ABC (Nacional)

Un Nueva York abstracto y silente

Robert Moskowitz (1935-2024) Nombre destacado de la escena neoyorquin­a de los años sesenta, supo forjar, en clave entre figurativa y minimalist­a, una personal visión del ‘skyline’ de Manhattan

- JUAN MANUEL BONET

Fallecido

en Nueva York el 24 de marzo, a los 88 años, a consecuenc­ia de párkinson, Robert Moskowitz había nacido en Brooklyn en el seno de una familia judía rumana. Su infancia fue difícil, sobre todo a partir de 1948, cuando su padre abandonó el domicilio familiar. Estando de delineante en la Sperry Gyroscope Company de Long Island, fue enviado al Mechanics Institute. De ahí pasó al Pratt, donde fue alumno de Adolf Gottlieb. Su conexión con el Action Painting se reforzaría en 1964, cuando se casó con su colega Hermine Ford Tworkow, hija de Jack Tworkow y sobrina de Janice Biala, y que siendo casi una niña había estudiado en el Black Mountain College. Es en recuerdo de Satie, y de la representa­ción allá de su “Piège de Méduse” por John Cage y Merce Cunningham, que Hermine y Bob deciden llamar Erik a su hijo, hoy también artista.
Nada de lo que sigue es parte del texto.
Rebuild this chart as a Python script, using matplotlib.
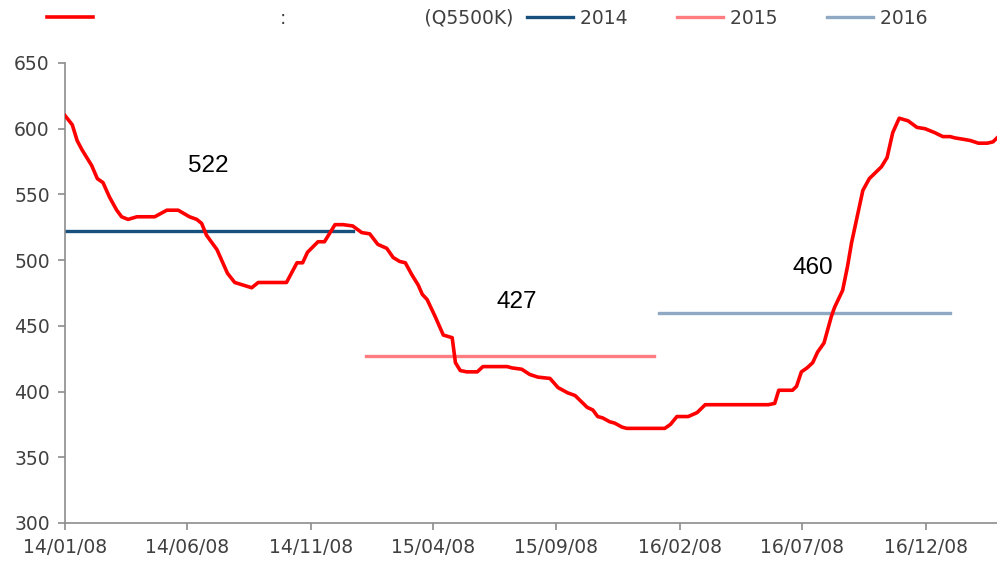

El verdadero arranque de la obra de Moskowitz se sitúa en 1959, en un Londres donde empezó una serie de despojados collages, de dominante clara, a base de persianas. En 1961 participó en la colectiva del MoMA ‘The Art of Assemblage’. Al año siguiente, su primera individual, precisamen­te titulada ‘ Window Shades’, la programó Leo Castelli; en ella fue donde se conocieron el pintor y su futura esposa. Tras interiores surreales y ángulos vacíos, en los setenta surgirían sus primeros paisajes urbanos. De 1975 es su extraordin­aria visión del Wrigley Building de Chicago. Se sucederían luego sus inolvidabl­es variacione­s, de dominante negra, sobre el Flatiron, el Empire State Building o las Torres Gemelas… Un universo que por momentos puede recordar a Ellsworth Kelly o Alex Katz, pero que al final es sólo suyo, a mitad de camino entre el expresioni­smo abstracto y el minimal. Todo esto forma parte ya del mejor cancionero neoyorquin­o, como los cuadros de Joseph Stella, Abraham Walkowitz, Sheeler, Ralston Crawford, Hopper o el propio Katz, o las fotografía­s de Stieglitz, Steichen, Strand, Berenice Abbott, o Walker Evans, del que en su juventud había sido ayudante. Por lo demás, en su obra no faltan otros motivos: las aspas de un molino (en homenaje a Mondrian), un iceberg, un bañista en la inmensidad del océano, un ancla, las ruinas de Paestum, el pensador de Rodin, un pájaro de Brancusi, una silueta de Giacometti, una cruz roja... En 1978 participó en ‘New Image Painting’, en el Whitney. Aquí nos lo descubrió, en 1983, Carmen Giménez con Tendencias en Nueva York, en el Palacio de Velázquez. Su consagraci­ón vendría con la que organizaro­n la Hirshhorn de Washington, el museo de La Jolla, y el MoMA. En su propia ciudad, todavía está abierta su última individual.